### [Task description]
Retype the records below from their first line through the line holding "0.98, 1.05, 0.89];", including both ends and no pictures.

** start of Exercise data **

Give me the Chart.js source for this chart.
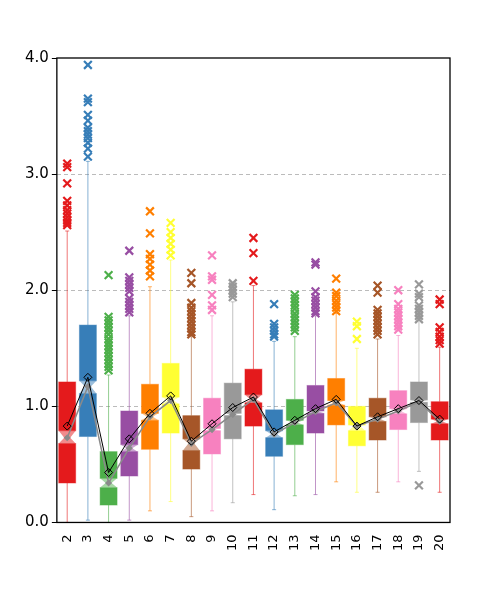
<!DOCTYPE html>
<html>
<head>
<meta charset="utf-8">
<script src="https://cdn.jsdelivr.net/npm/chart.js@4.4.1/dist/chart.umd.min.js"></script>
<style>
  html, body { margin: 0; padding: 0; background: #fff; }
</style>
</head>
<body>
<canvas id="chart" width="498" height="600"></canvas>
<script>
// categories on the x axis
const categories = ["2", "3", "4", "5", "6", "7", "8", "9", "10", "11",
                    "12", "13", "14", "15", "16", "17", "18", "19", "20"];

// box statistics
const q1        = [0.34, 0.74, 0.15, 0.40, 0.63, 0.77, 0.46, 0.59, 0.72, 0.83, 0.57, 0.67, 0.77, 0.84, 0.66, 0.71, 0.80, 0.86, 0.71];
const notchLo   = [0.68, 1.11, 0.30, 0.61, 0.88, 1.02, 0.62, 0.79, 0.92, 1.03, 0.73, 0.84, 0.94, 1.01, 0.79, 0.87, 0.935, 1.035, 0.85];
const medians   = [0.73, 1.17, 0.34, 0.64, 0.91, 1.05, 0.68, 0.80, 0.93, 1.06, 0.76, 0.86, 0.955, 1.03, 0.83, 0.89, 0.96, 1.04, 0.87];
const notchHi   = [0.79, 1.22, 0.38, 0.67, 0.94, 1.08, 0.72, 0.81, 0.94, 1.10, 0.79, 0.88, 0.96, 1.05, 0.84, 0.91, 0.98, 1.055, 0.89];
const q3        = [1.21, 1.70, 0.61, 0.96, 1.19, 1.37, 0.92, 1.07, 1.20, 1.32, 0.97, 1.06, 1.18, 1.24, 1.00, 1.07, 1.135, 1.21, 1.04];
const whiskerLo = [0.00, 0.02, 0.00, 0.02, 0.10, 0.18, 0.05, 0.10, 0.17, 0.24, 0.11, 0.23, 0.24, 0.35, 0.26, 0.26, 0.35, 0.44, 0.26];
const whiskerHi = [2.51, 3.11, 1.27, 1.78, 2.03, 2.26, 1.60, 1.78, 1.90, 2.04, 1.56, 1.60, 1.78, 1.80, 1.50, 1.58, 1.61, 1.74, 1.51];
const means     = [0.83, 1.25, 0.43, 0.72, 0.94, 1.09, 0.70, 0.85, 0.99, 1.08, 0.78, 0.88, 0.98, 1.06, 0.83, 0.91, 0.98, 1.05, 0.89];

// outliers per category
const outliers = [
  [3.09, 3.06, 2.92, 2.77, 2.73, 2.69, 2.66, 2.63, 2.60, 2.58, 2.56],
  [3.94, 3.65, 3.62, 3.51, 3.46, 3.40, 3.37, 3.34, 3.31, 3.27, 3.22, 3.15],
  [2.13, 1.77, 1.74, 1.71, 1.68, 1.65, 1.62, 1.58, 1.55, 1.52, 1.49, 1.46, 1.43, 1.40, 1.37, 1.34, 1.31],
  [2.34, 2.11, 2.08, 2.05, 2.02, 1.99, 1.93, 1.90, 1.87, 1.84, 1.81],
  [2.68, 2.49, 2.31, 2.27, 2.22, 2.17, 2.12],
  [2.58, 2.50, 2.45, 2.40, 2.35, 2.30],
  [2.15, 2.06, 1.89, 1.85, 1.82, 1.79, 1.76, 1.73, 1.70, 1.67, 1.64, 1.62],
  [2.30, 2.12, 2.09, 1.96, 1.87, 1.83],
  [2.06, 2.03, 2.00, 1.97, 1.94],
  [2.45, 2.32, 2.08],
  [1.88, 1.71, 1.68, 1.65, 1.62, 1.60],
  [1.96, 1.93, 1.90, 1.87, 1.84, 1.80, 1.77, 1.74, 1.71, 1.68, 1.65],
  [2.24, 2.22, 1.99, 1.94, 1.91, 1.88, 1.85, 1.82, 1.80],
  [2.10, 1.98, 1.95, 1.91, 1.88, 1.85, 1.82],
  [1.73, 1.69, 1.58],
  [2.04, 1.98, 1.83, 1.80, 1.77, 1.74, 1.71, 1.68, 1.65, 1.62],
  [2.00, 1.88, 1.84, 1.81, 1.78, 1.75, 1.72, 1.69, 1.66],
  [2.05, 1.97, 1.94, 1.87, 1.84, 1.81, 1.78, 1.75, 0.32],
  [1.92, 1.88, 1.68, 1.64, 1.60, 1.57, 1.54],
];

const yTicks = [0, 1, 2, 3, 4];

const palette = ["#e41a1c", "#377eb8", "#4daf4a", "#984ea3", "#ff7f00",
                 "#ffff33", "#a65628", "#f781bf", "#999999"];

function rgba(hex, a) {
  const n = parseInt(hex.slice(1), 16);
  return `rgba(${(n >> 16) & 255},${(n >> 8) & 255},${n & 255},${a})`;
}

const colorOf = (i) => palette[i % palette.length];

// flatten outliers into points
const outlierPoints = [];
const outlierColors = [];
outliers.forEach((list, i) => {
  list.forEach((v) => {
    outlierPoints.push({ x: categories[i], y: v });
    outlierColors.push(colorOf(i));
  });
});

// notched boxes and whiskers, drawn through the chart's scales
const boxPlugin = {
  id: "notchedBoxes",
  beforeDatasetsDraw(chart) {
    const { ctx, scales: { x, y } } = chart;
    const step = x.getPixelForValue(1) - x.getPixelForValue(0);
    const half = step * 0.41;
    const pinch = half * 0.35;
    const cap = 2;
    ctx.save();
    categories.forEach((c, i) => {
      const cx = x.getPixelForValue(i);
      const col = colorOf(i);
      const yq3 = y.getPixelForValue(q3[i]);
      const yq1 = y.getPixelForValue(q1[i]);
      const yHi = y.getPixelForValue(notchHi[i]);
      const yLo = y.getPixelForValue(notchLo[i]);
      const yMed = y.getPixelForValue(medians[i]);
      const yWHi = y.getPixelForValue(whiskerHi[i]);
      const yWLo = y.getPixelForValue(whiskerLo[i]);

      // whiskers
      ctx.strokeStyle = rgba(col, 0.6);
      ctx.lineWidth = 1;
      ctx.beginPath();
      ctx.moveTo(cx, yq3); ctx.lineTo(cx, yWHi);
      ctx.moveTo(cx, yq1); ctx.lineTo(cx, yWLo);
      ctx.moveTo(cx - cap, yWHi); ctx.lineTo(cx + cap, yWHi);
      ctx.moveTo(cx - cap, yWLo); ctx.lineTo(cx + cap, yWLo);
      ctx.stroke();

      // box halves
      ctx.fillStyle = col;
      ctx.fillRect(cx - half, yq3, half * 2, yHi - yq3);
      ctx.fillRect(cx - half, yLo, half * 2, yq1 - yLo);
      ctx.strokeStyle = rgba(col, 0.45);
      ctx.strokeRect(cx - half, yq3, half * 2, yHi - yq3);
      ctx.strokeRect(cx - half, yLo, half * 2, yq1 - yLo);

      // notch
      ctx.fillStyle = rgba(col, 0.5);
      ctx.beginPath();
      ctx.moveTo(cx - half, yHi);
      ctx.lineTo(cx + half, yHi);
      ctx.lineTo(cx + pinch, yMed);
      ctx.lineTo(cx + half, yLo);
      ctx.lineTo(cx - half, yLo);
      ctx.lineTo(cx - pinch, yMed);
      ctx.closePath();
      ctx.fill();
    });
    ctx.restore();
  },
  afterDraw(chart) {
    const { ctx, chartArea: a } = chart;
    ctx.save();
    ctx.strokeStyle = "#000";
    ctx.lineWidth = 1.3;
    ctx.strokeRect(a.left, a.top, a.right - a.left, a.bottom - a.top);
    ctx.restore();
  },
};

Chart.defaults.font.family = "'DejaVu Sans', Verdana, sans-serif";
Chart.defaults.color = "#000";

new Chart("chart", {
  type: "line",
  data: {
    labels: categories,
    datasets: [
      {
        label: "mean",
        data: means,
        borderColor: "#000",
        borderWidth: 1,
        pointStyle: "rectRot",
        pointRadius: 4,
        pointBorderColor: "#000",
        pointBackgroundColor: "rgba(0,0,0,0)",
        pointBorderWidth: 1,
      },
      {
        label: "median",
        data: medians,
        borderColor: "#8a8a8a",
        borderWidth: 1.5,
        pointStyle: "rectRot",
        pointRadius: 2.5,
        pointBorderColor: "#8a8a8a",
        pointBackgroundColor: "#8a8a8a",
      },
      {
        label: "outliers",
        data: outlierPoints,
        showLine: false,
        pointStyle: "crossRot",
        pointRadius: 5.5,
        pointBorderWidth: 2.2,
        pointBorderColor: outlierColors,
      },
    ],
  },
  plugins: [boxPlugin],
  options: {
    responsive: false,
    animation: false,
    layout: {
      padding: { top: 58, right: 48, bottom: 45, left: 22 },
    },
    plugins: {
      legend: { display: false },
      tooltip: { enabled: false },
    },
    scales: {
      x: {
        type: "category",
        offset: true,
        grid: { display: false },
        border: { display: false },
        ticks: {
          minRotation: 90,
          maxRotation: 90,
          padding: 4,
          font: { size: 13 },
        },
      },
      y: {
        min: yTicks[0],
        max: yTicks[yTicks.length - 1],
        afterBuildTicks: (scale) => {
          scale.ticks = yTicks.map((v) => ({ value: v }));
        },
        grid: {
          color: (c) => (c.tick && (c.tick.value === 0 || c.tick.value === 4)) ? "rgba(0,0,0,0)" : "#bbbbbb",
          tickColor: "#000",
          tickLength: 5,
          lineWidth: 1,
        },
        border: { display: false, dash: [4, 3] },
        ticks: {
          padding: 3,
          font: { size: 15 },
          callback: (v) => Number(v).toFixed(1),
        },
      },
    },
  },
});
</script>
</body>
</html>
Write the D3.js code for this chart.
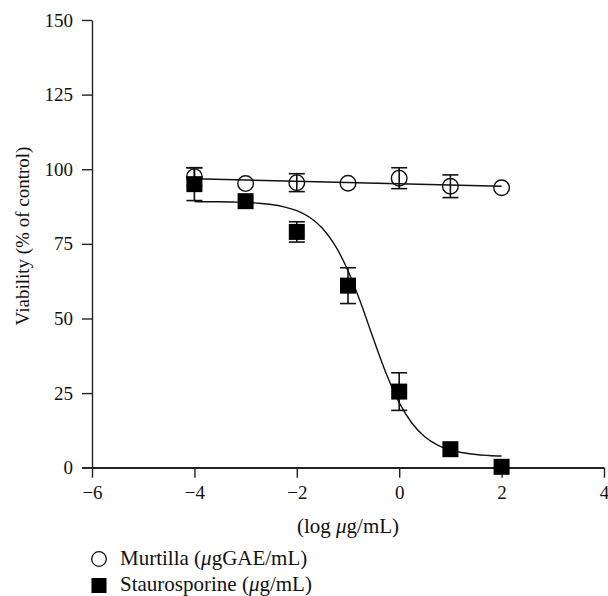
<!DOCTYPE html>
<html>
<head>
<meta charset="utf-8">
<script src="https://cdn.jsdelivr.net/npm/d3@7"></script>
<style>
  html, body { margin: 0; padding: 0; background: #fff; }
  svg { display: block; }
  text { font-family: "Liberation Serif", "DejaVu Serif", serif; fill: #111; }
</style>
</head>
<body>
<svg id="chart" width="608" height="596"></svg>
<script>
// ---- data ----
const doses = [-4, -3, -2, -1, 0, 1, 2];                 // log µg/mL
const murtillaMean = [97.5, 95.2, 95.5, 95.3, 97.0, 94.3, 93.8];
const murtillaErr  = [3.0, 0, 3.0, 0, 3.5, 3.8, 0];
const stauroMean   = [95.0, 89.3, 79.0, 61.0, 25.5, 6.2, 0.3];
const stauroErr    = [5.5, 0, 3.4, 6.0, 6.3, 0, 0];
// fitted curves
const murtillaFitX = [-4, 2];
const murtillaFitY = [96.8, 94.3];
const stauroFitX = [-4, -3.75, -3.5, -3.25, -3, -2.75, -2.5, -2.25, -2, -1.75, -1.5, -1.25, -1,
                    -0.75, -0.5, -0.25, 0, 0.25, 0.5, 0.75, 1, 1.25, 1.5, 1.75, 2];
const stauroFitY = [89.2, 89.1, 89.1, 89.0, 88.9, 88.6, 88.2, 87.4, 86.1, 83.9, 80.2, 74.4, 66.0,
                    55.2, 43.0, 31.4, 21.8, 14.9, 10.4, 7.6, 5.9, 5.0, 4.4, 4.1, 3.9];
const xTicks = [-6, -4, -2, 0, 2, 4];
const yTicks = [0, 25, 50, 75, 100, 125, 150];
const legendLabels = ["Murtilla", "Staurosporine"];

// ---- scales ----
const svg = d3.select("#chart");
const x = d3.scaleLinear().domain([-6, 4]).range([92, 604]);
const y = d3.scaleLinear().domain([0, 150]).range([467.7, 20]);
const FS_TICK = 19;
const FS_TITLE = 21;
const axisColor = "#222";

// axes
const gx = svg.append("g").attr("transform", `translate(0,${y(0)})`)
  .call(d3.axisBottom(x).tickValues(xTicks).tickSize(10).tickSizeOuter(0).tickPadding(8));
const gy = svg.append("g").attr("transform", `translate(${x(-6)},0)`)
  .call(d3.axisLeft(y).tickValues(yTicks).tickSize(10).tickSizeOuter(0).tickPadding(9));
[gx, gy].forEach(g => {
  g.selectAll("path.domain").attr("stroke", axisColor).attr("stroke-width", 1.4);
  g.selectAll(".tick line").attr("stroke", axisColor).attr("stroke-width", 1.4);
  g.selectAll(".tick text").attr("font-size", FS_TICK).attr("font-family", "Liberation Serif").attr("fill", "#111");
});
// extend x axis line to the left under the 0 tick
svg.append("line").attr("x1", x(-6) - 10).attr("x2", x(4))
  .attr("y1", y(0)).attr("y2", y(0)).attr("stroke", axisColor).attr("stroke-width", 1.4);

// axis titles
const xt = svg.append("text").attr("x", (x(-6) + x(4)) / 2).attr("y", 533)
  .attr("text-anchor", "middle").attr("font-size", FS_TITLE);
xt.append("tspan").text("(log ");
xt.append("tspan").attr("font-style", "italic").text("\u03bc");
xt.append("tspan").text("g/mL)");

svg.append("text").attr("transform", `translate(29,236) rotate(-90)`)
  .attr("text-anchor", "middle").attr("font-size", 19).text("Viability (% of control)");

// fitted lines
const line = d3.line().x(d => x(d[0])).y(d => y(d[1]));
svg.append("path").datum(d3.zip(murtillaFitX, murtillaFitY))
  .attr("d", line).attr("fill", "none").attr("stroke", "#111").attr("stroke-width", 1.4);
svg.append("path").datum(d3.zip(stauroFitX, stauroFitY))
  .attr("d", line.curve(d3.curveMonotoneX)).attr("fill", "none").attr("stroke", "#111").attr("stroke-width", 1.4);

// error bars
function errorBars(means, errs) {
  const data = doses.map((d, i) => ({ d, m: means[i], e: errs[i] })).filter(o => o.e > 0);
  const g = svg.append("g").attr("stroke", "#111").attr("stroke-width", 1.6);
  g.selectAll("line.v").data(data).join("line")
    .attr("x1", o => x(o.d)).attr("x2", o => x(o.d))
    .attr("y1", o => y(o.m + o.e)).attr("y2", o => y(o.m - o.e));
  g.selectAll("line.t").data(data).join("line")
    .attr("x1", o => x(o.d) - 8).attr("x2", o => x(o.d) + 8)
    .attr("y1", o => y(o.m + o.e)).attr("y2", o => y(o.m + o.e));
  g.selectAll("line.b").data(data).join("line")
    .attr("x1", o => x(o.d) - 8).attr("x2", o => x(o.d) + 8)
    .attr("y1", o => y(o.m - o.e)).attr("y2", o => y(o.m - o.e));
}
errorBars(murtillaMean, murtillaErr);
errorBars(stauroMean, stauroErr);

// markers
svg.append("g").selectAll("circle").data(doses).join("circle")
  .attr("cx", d => x(d)).attr("cy", (d, i) => y(murtillaMean[i])).attr("r", 7.8)
  .attr("fill", "none").attr("stroke", "#111").attr("stroke-width", 1.4);
svg.append("g").selectAll("rect").data(doses).join("rect")
  .attr("x", d => x(d) - 8).attr("y", (d, i) => y(stauroMean[i]) - 8)
  .attr("width", 16).attr("height", 16).attr("fill", "#000");

// legend
const lg = svg.append("g");
lg.append("circle").attr("cx", 99).attr("cy", 559).attr("r", 7.3)
  .attr("fill", "none").attr("stroke", "#111").attr("stroke-width", 1.3);
lg.append("rect").attr("x", 91.5).attr("y", 578).attr("width", 15).attr("height", 15).attr("fill", "#000");
const t1 = lg.append("text").attr("x", 120).attr("y", 565).attr("font-size", FS_TITLE);
t1.append("tspan").text(legendLabels[0] + " (");
t1.append("tspan").attr("font-style", "italic").text("\u03bc");
t1.append("tspan").text("gGAE/mL)");
const t2 = lg.append("text").attr("x", 120).attr("y", 591).attr("font-size", FS_TITLE);
t2.append("tspan").text(legendLabels[1] + " (");
t2.append("tspan").attr("font-style", "italic").text("\u03bc");
t2.append("tspan").text("g/mL)");
</script>
</body>
</html>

** end of Exercise data **

### [Reply]
Give me the Chart.js source for this chart.
<!DOCTYPE html>
<html>
<head>
<meta charset="utf-8">
<script src="https://cdn.jsdelivr.net/npm/chart.js@4.4.1/dist/chart.umd.min.js"></script>
<style>
  html, body { margin: 0; padding: 0; background: #fff; }
</style>
</head>
<body>
<canvas id="chart" width="498" height="600"></canvas>
<script>
// categories on the x axis
const categories = ["2", "3", "4", "5", "6", "7", "8", "9", "10", "11",
                    "12", "13", "14", "15", "16", "17", "18", "19", "20"];

// box statistics
const q1        = [0.34, 0.74, 0.15, 0.40, 0.63, 0.77, 0.46, 0.59, 0.72, 0.83, 0.57, 0.67, 0.77, 0.84, 0.66, 0.71, 0.80, 0.86, 0.71];
const notchLo   = [0.68, 1.11, 0.30, 0.61, 0.88, 1.02, 0.62, 0.79, 0.92, 1.03, 0.73, 0.84, 0.94, 1.01, 0.79, 0.87, 0.935, 1.035, 0.85];
const medians   = [0.73, 1.17, 0.34, 0.64, 0.91, 1.05, 0.68, 0.80, 0.93, 1.06, 0.76, 0.86, 0.955, 1.03, 0.83, 0.89, 0.96, 1.04, 0.87];
const notchHi   = [0.79, 1.22, 0.38, 0.67, 0.94, 1.08, 0.72, 0.81, 0.94, 1.10, 0.79, 0.88, 0.96, 1.05, 0.84, 0.91, 0.98, 1.055, 0.89];
const q3        = [1.21, 1.70, 0.61, 0.96, 1.19, 1.37, 0.92, 1.07, 1.20, 1.32, 0.97, 1.06, 1.18, 1.24, 1.00, 1.07, 1.135, 1.21, 1.04];
const whiskerLo = [0.00, 0.02, 0.00, 0.02, 0.10, 0.18, 0.05, 0.10, 0.17, 0.24, 0.11, 0.23, 0.24, 0.35, 0.26, 0.26, 0.35, 0.44, 0.26];
const whiskerHi = [2.51, 3.11, 1.27, 1.78, 2.03, 2.26, 1.60, 1.78, 1.90, 2.04, 1.56, 1.60, 1.78, 1.80, 1.50, 1.58, 1.61, 1.74, 1.51];
const means     = [0.83, 1.25, 0.43, 0.72, 0.94, 1.09, 0.70, 0.85, 0.99, 1.08, 0.78, 0.88, 0.98, 1.06, 0.83, 0.91, 0.98, 1.05, 0.89];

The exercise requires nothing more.